Naturally, workplaces are complex social environments. They are frequently hierarchical, sometimes exploitative, can incentivize competition between peers, and may become burdened by conflicts of interest. The group-level dynamics at workplaces can also lead to harassment, bullying and other adverse social conditions (Nielsen et al., 2020; Rai et al., 2018). Compounding these challenges, individuals are frequently dependent on their jobs for economic survival. These factors increase the stakes of workplace relationships, and highlight the need for careful reputation and relationship management – even between friends (Fasbender et al., 2023; David et al., 2023; Margaryan et al., 2013; Fine, 1986). As such, it’s natural to see why individuals might be (and perhaps sometimes should be) cautious or weary of forming friendships in the workplace (Sias et al., 2024; Pillemer & Rothbard, 2018; Haslam et al., 2005) or why some forms of social interactions that are beneficial outside of work might be harmful in the context of workplaces. For example, receiving support from a spouse is critical to wellbeing, while support from a manager or co-worker might breed feelings of inadequacy or incompetence (Beehr et al., 2010).
Nevertheless, those who push forward and are successful at establishing such friendships are observed to reap the rewards, including greater wellbeing and life satisfaction, greater stress buffering, an enhanced appreciation for work, reduced turnover or quit ideation, greater work creativity, and better job performance (Durrah et al., 2022; Neupane et al., 2022; Tondokoro et al., 2022; Wang & Qu, 2022; De Clercq et al., 2020; Gomez-Solorzano et al., 2019; Craig & Kuykendall, 2019; French et al., 2018; Colbert et al., 2015; Cocu et al., 2015; Ptacek et al., 2014; Stephen et al., 2013; Janssen et al., 2011; Sapp et al., 2010).
Given these benefits and despite the difficulty of doing so, workplaces are (and should be) encouraged to create positive social climates (Berman & West, 2002). They can do this by facilitating positive exchange and interaction between employees and across levels of hierarchy (Adams et al., 2019; Wagner et al., 2015; Tse et al., 2008), promoting face to face, formal and informal social interactions (Nguyen et al., 2021; Allen et al., 2014; Peterson et al., 2008; Whittaker et al., 1994), and reinforcing social connections even among digital workers (Wax et al., 2022; Even et al., 2020; Hofeditz et al., 2020; Stray et al., 2019; Garrett et al., 2017).
Analyses from The Canadian Alliance for Social Connection and Health
Using data from the Canadian Social Connection Survey (n = 4,812), we examined the association between employment status and Dejong Emotional and Social Loneliness Scale Scores. Results showed that individuals who were employed had lower social loneliness (β = - 0.094, SE = 0.043, p < 0.001), but did not differ according to their level of emotional loneliness (β = - 0.048, SE = 0.040, p = 0.236).

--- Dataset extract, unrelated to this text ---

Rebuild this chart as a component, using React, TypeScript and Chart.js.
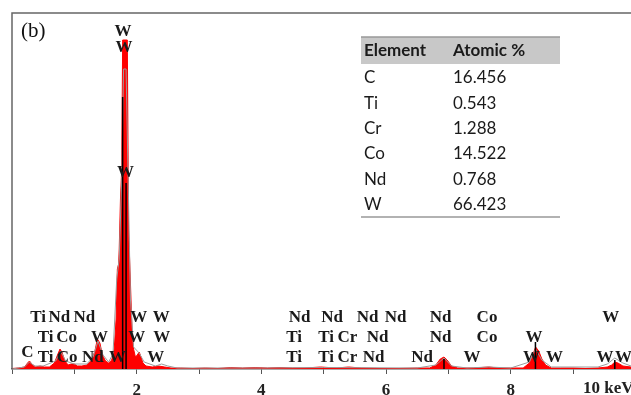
import { useEffect, useRef } from 'react';
import { Chart, registerables } from 'chart.js';

Chart.register(...registerables);

// Measured spectrum (keV, counts)
const spectrumEnergy = [
  0, 0.1, 0.2, 0.25, 0.28, 0.32, 0.38, 0.45, 0.52, 0.6,
  0.68, 0.73, 0.77, 0.8, 0.85, 0.9, 0.95, 1.0, 1.05, 1.12,
  1.2, 1.28, 1.33, 1.37, 1.41, 1.45, 1.5, 1.55, 1.6, 1.64,
  1.67, 1.69, 1.71, 1.72, 1.74, 1.76, 1.775, 1.85, 1.87, 1.9,
  1.925, 1.95, 1.98, 2.01, 2.04, 2.07, 2.1, 2.15, 2.25, 2.35,
  2.45, 2.55, 2.7, 2.9, 3.1, 3.3, 3.5, 3.7, 3.9, 4.1,
  4.3, 4.5, 4.7, 4.95, 5.2, 5.4, 5.6, 5.9, 6.2, 6.5,
  6.7, 6.8, 6.87, 6.93, 6.98, 7.05, 7.15, 7.4, 7.65, 7.8,
  8.0, 8.2, 8.3, 8.36, 8.4, 8.45, 8.5, 8.56, 8.65, 8.8,
  9.0, 9.2, 9.4, 9.55, 9.62, 9.67, 9.72, 9.8, 9.93,
];
const spectrumCounts = [
  5, 10, 20, 60, 80, 50, 20, 30, 20, 20,
  60, 140, 200, 170, 80, 40, 50, 50, 30, 30,
  40, 90, 180, 300, 260, 140, 80, 60, 90, 200,
  500, 1000, 1050, 1200, 1700, 2000, 3290, 3290, 1400, 860,
  400, 200, 120, 140, 170, 120, 60, 30, 20, 30,
  20, 10, 10, 5, 10, 5, 15, 10, 15, 10,
  15, 10, 10, 20, 10, 20, 10, 5, 5, 10,
  10, 40, 100, 120, 90, 30, 10, 10, 20, 10,
  10, 10, 60, 150, 220, 180, 100, 40, 10, 10,
  10, 5, 10, 20, 40, 70, 60, 30, 20,
];

// Fitted envelope (grey line)
const fitEnergy = [
  0, 0.2, 0.28, 0.36, 0.5, 0.7, 0.78, 0.86, 1.0, 1.2,
  1.3, 1.38, 1.46, 1.55, 1.62, 1.68, 1.72, 1.76, 1.79, 1.83,
  1.86, 1.9, 1.95, 2.04, 2.12, 2.3, 2.4, 2.5, 2.65, 3.0,
  4.0, 5.0, 6.5, 6.8, 6.93, 7.05, 7.3, 7.65, 8.0, 8.3,
  8.4, 8.5, 8.65, 9.4, 9.55, 9.67, 9.8, 9.93,
];
const fitCounts = [
  0, 20, 70, 30, 30, 80, 180, 80, 50, 50,
  120, 280, 140, 70, 150, 900, 1100, 1900, 3000, 3000,
  2000, 700, 220, 160, 70, 30, 50, 30, 10, 10,
  10, 15, 10, 40, 110, 30, 10, 20, 10, 70,
  200, 90, 20, 20, 50, 110, 60, 30,
];

// KLM marker lines (black)
const markerEnergy = [1.775, 1.83, 6.93, 8.397, 9.67];
const markerCounts = [2720, 1860, 100, 270, 90];

// Axis
const xTickValues = [2, 4, 6, 8];
const unitLabel = '10 keV';
const panelLabel = '(b)';

// Peak identification labels
const peakLabelText = [
  'Ti', 'Nd', 'Nd', 'W', 'W', 'Nd', 'Nd', 'Nd', 'Nd', 'Nd', 'Co', 'W',
  'Ti', 'Co', 'W', 'W', 'W', 'Ti', 'Ti', 'Cr', 'Nd', 'Nd', 'Co', 'W',
  'C', 'Ti', 'Co', 'Nd', 'W', 'W', 'Ti', 'Ti', 'Cr', 'Nd', 'Nd', 'W', 'W', 'W', 'W', 'W',
  'W', 'W', 'W',
];
const peakLabelEnergy = [
  0.42, 0.761, 1.16, 2.035, 2.396, 4.615, 5.136, 5.705, 6.154, 6.875, 7.62, 9.607,
  0.54, 0.875, 1.402, 2.003, 2.404, 4.527, 5.04, 5.38, 5.865, 6.875, 7.62, 8.373,
  0.248, 0.54, 0.883, 1.298, 1.691, 2.308, 4.527, 5.04, 5.38, 5.801, 6.578, 7.38, 8.333, 8.702, 9.511, 9.808,
  1.779, 1.795, 1.819,
];
const peakLabelCounts = [
  515, 515, 515, 515, 515, 515, 515, 515, 515, 515, 515, 515,
  310, 310, 310, 310, 310, 310, 310, 310, 310, 310, 310, 310,
  160, 115, 115, 115, 115, 115, 115, 115, 115, 115, 115, 115, 115, 115, 115, 115,
  3370, 3210, 1960,
];

// Composition table
const tableHeader = ['Element', 'Atomic %'];
const tableElements = ['C', 'Ti', 'Cr', 'Co', 'Nd', 'W'];
const tableAtomic = ['16.456', '0.543', '1.288', '14.522', '0.768', '66.423'];

const overlayPlugin = {
  id: 'overlay',
  afterDraw(chart: any) {
    const { ctx, chartArea, scales } = chart;
    const xs = scales.x;
    const ys = scales.y;
    ctx.save();
    // frame (left + top)
    ctx.strokeStyle = '#666';
    ctx.lineWidth = 1.5;
    ctx.beginPath();
    ctx.moveTo(chartArea.left, chartArea.bottom);
    ctx.lineTo(chartArea.left, chartArea.top);
    ctx.lineTo(chartArea.right, chartArea.top);
    ctx.stroke();

    // panel label
    ctx.fillStyle = '#111';
    ctx.font = '21px "Liberation Serif"';
    ctx.textAlign = 'left';
    ctx.textBaseline = 'middle';
    ctx.fillText(panelLabel, chartArea.left + 9, chartArea.top + 18);

    // peak labels
    ctx.font = 'bold 17px "Liberation Serif"';
    ctx.textAlign = 'center';
    ctx.fillStyle = '#1a1a1a';
    for (let i = 0; i < peakLabelText.length; i++) {
      ctx.fillText(peakLabelText[i], xs.getPixelForValue(peakLabelEnergy[i]), ys.getPixelForValue(peakLabelCounts[i]));
    }

    // unit label
    ctx.textAlign = 'left';
    ctx.fillStyle = '#222';
    ctx.fillText(unitLabel, xs.getPixelForValue(9.16), chartArea.bottom + 20);

    // table
    const tx = 361;
    const tw = 199;
    const ty = 37;
    const hh = 27;
    ctx.fillStyle = '#c8c8c8';
    ctx.fillRect(tx, ty, tw, hh);
    ctx.strokeStyle = '#999';
    ctx.lineWidth = 1.5;
    ctx.beginPath();
    ctx.moveTo(tx, ty);
    ctx.lineTo(tx + tw, ty);
    ctx.stroke();
    ctx.beginPath();
    ctx.moveTo(tx, 217);
    ctx.lineTo(tx + tw, 217);
    ctx.stroke();
    ctx.fillStyle = '#1a1a1a';
    ctx.textBaseline = 'middle';
    ctx.font = 'bold 17px Lato';
    ctx.fillText(tableHeader[0], 364, ty + 14);
    ctx.fillText(tableHeader[1], 453, ty + 14);
    ctx.font = '17px Lato';
    for (let i = 0; i < tableElements.length; i++) {
      const y = 78 + i * 25.3;
      ctx.fillText(tableElements[i], 364, y);
      ctx.fillText(tableAtomic[i], 453, y);
    }
    ctx.restore();
  },
};

export default function App() {
  const ref = useRef<HTMLCanvasElement>(null);
  useEffect(() => {
    if (!ref.current) return;
    const spectrum = spectrumEnergy.map((e, i) => ({ x: e, y: spectrumCounts[i] }));
    const fit = fitEnergy.map((e, i) => ({ x: e, y: fitCounts[i] }));
    const markers: any[] = [];
    markerEnergy.forEach((e, i) => {
      markers.push({ x: e, y: 0 });
      markers.push({ x: e, y: markerCounts[i] });
      markers.push({ x: e + 0.001, y: null });
    });
    const chart = new Chart(ref.current, {
      type: 'line',
      data: {
        datasets: [
          {
            data: markers,
            borderColor: '#000',
            borderWidth: 1.5,
            pointRadius: 0,
            spanGaps: false,
            fill: false,
            order: 0,
          },
          {
            data: fit,
            borderColor: '#9a9a9a',
            borderWidth: 1,
            pointRadius: 0,
            fill: false,
            order: 1,
          },
          {
            data: spectrum,
            borderColor: '#ff0000',
            backgroundColor: '#ff0000',
            borderWidth: 1,
            pointRadius: 0,
            fill: 'origin',
            order: 2,
          },
        ],
      },
      options: {
        responsive: false,
        animation: false,
        maintainAspectRatio: false,
        parsing: false as any,
        layout: { padding: { left: 12, top: 13, right: 0, bottom: 0 } },
        plugins: { legend: { display: false }, tooltip: { enabled: false } },
        scales: {
          x: {
            type: 'linear',
            min: 0,
            max: 9.93,
            afterFit: (s: any) => {
              s.height = 26;
            },
            border: { display: true, color: '#555', width: 1.5 },
            grid: { drawOnChartArea: false, drawTicks: true, tickLength: 5, color: '#555', lineWidth: 1 },
            ticks: {
              stepSize: 1,
              includeBounds: false,
              autoSkip: false,
              maxRotation: 0,
              padding: 6,
              color: '#222',
              font: { family: 'Liberation Serif', size: 17, weight: 'bold' },
              callback: (v: any) => (xTickValues.includes(Number(v)) ? String(v) : ''),
            },
          },
          y: { display: false, min: 0, max: 3560 },
        },
      },
      plugins: [overlayPlugin],
    });
    return () => chart.destroy();
  }, []);
  return (
    <div style={{ position: 'fixed', left: 0, top: 0, width: 631, height: 395, background: '#fff' }}>
      <canvas ref={ref} width={631} height={395} style={{ display: 'block' }} />
    </div>
  );
}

Hypothesizing that this pattern may emerge because workplaces promote social inclusion while serving as a barrier to time with family, we examined associations between social support and number of hours worked per week among working age adults (65 years or younger) who worked at least 5 hours per week). These analyses showed that working more hours was associated with lesser social support from family (β = - 0.007, SE = 0.001, p < 0.001) and significant others (β = - 0.005, SE = 0.002, p = 0.018), but not social support from friends (β = - 0.001, SE = 0.002, p =0.553). These results supported our hypothesis showing that work has a different impact on intimate (i.e., romantic partners & family) versus social (i.e., friends) relationships.

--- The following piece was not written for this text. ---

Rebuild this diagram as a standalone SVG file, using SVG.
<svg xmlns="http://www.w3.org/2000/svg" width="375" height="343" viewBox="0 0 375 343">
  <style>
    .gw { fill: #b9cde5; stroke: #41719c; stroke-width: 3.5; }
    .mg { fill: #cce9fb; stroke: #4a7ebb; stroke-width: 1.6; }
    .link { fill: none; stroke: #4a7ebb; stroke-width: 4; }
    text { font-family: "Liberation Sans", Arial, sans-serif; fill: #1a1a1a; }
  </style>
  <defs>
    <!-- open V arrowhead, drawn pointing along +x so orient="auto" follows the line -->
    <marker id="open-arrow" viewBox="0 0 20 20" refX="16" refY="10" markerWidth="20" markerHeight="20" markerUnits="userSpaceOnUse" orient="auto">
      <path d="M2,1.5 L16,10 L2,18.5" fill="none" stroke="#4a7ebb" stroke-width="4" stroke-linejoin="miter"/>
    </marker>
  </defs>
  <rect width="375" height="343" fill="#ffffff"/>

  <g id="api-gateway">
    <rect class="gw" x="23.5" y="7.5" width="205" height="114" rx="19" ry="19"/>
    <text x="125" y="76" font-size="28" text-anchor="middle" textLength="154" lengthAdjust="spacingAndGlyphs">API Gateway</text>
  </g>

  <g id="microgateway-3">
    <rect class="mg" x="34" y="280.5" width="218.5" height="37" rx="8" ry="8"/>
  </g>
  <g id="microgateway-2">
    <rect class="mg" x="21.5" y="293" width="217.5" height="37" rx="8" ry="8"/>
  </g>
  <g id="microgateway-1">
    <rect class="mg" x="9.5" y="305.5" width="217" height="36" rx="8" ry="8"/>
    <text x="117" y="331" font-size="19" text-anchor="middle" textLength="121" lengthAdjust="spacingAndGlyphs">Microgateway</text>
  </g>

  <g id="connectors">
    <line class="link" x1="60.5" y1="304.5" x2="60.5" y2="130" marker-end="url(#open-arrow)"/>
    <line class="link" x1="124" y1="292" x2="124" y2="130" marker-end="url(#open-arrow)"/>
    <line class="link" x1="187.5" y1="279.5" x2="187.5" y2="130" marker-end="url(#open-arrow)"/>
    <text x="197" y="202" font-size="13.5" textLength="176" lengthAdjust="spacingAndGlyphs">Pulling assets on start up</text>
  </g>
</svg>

However, digging deeper we observed that time spent with coworkers over the past seven days was correlated with time spent with family members (r = 0.486, p < 0.001) and time spent with friends (r = 0.652, p < 0.001) – suggesting that time with family and friends was not substituted by time with coworkers. As such, we further hypothesized that job strain might result in individuals engaging less across their social network. We tested this looking at whether individuals who reported more work-related stress spent less time socializing, finding that more job stress was associated with less time with family (r = -0.160, p < 0.001), friends (r = -0.078, p = 0.016), and coworkers (r = -0.08, p = 0.011).
Discussion
The evidence reviewed above highlights the importance of work, workplaces, and relationships with coworkers, while also acknowledging the complexity of these social settings and the need for intentional investments in order to promote healthy social environments within organizations and settings. However, despite these risks and costs, it is clear that there are significant benefits for both employees and employers in creating healthy social environments at work. As such, individuals and organizations should thoughtfully explore opportunities to enhance the social connections in their workplaces – working together to co-create policies and practices that support social interaction and psychological wellbeing. Under such conditions, employees can be better empowered to provide social support to one another – helping to rebuff any unavoidable job related stressors such as those which are common place in many industries and workplaces.
Conclusion
Based on the evidence summarized above, we recommend programs and policies that promote social inclusion and belonging in the workplace and encourage organizations to make appropriate investments of time and energy to support their implementation and success.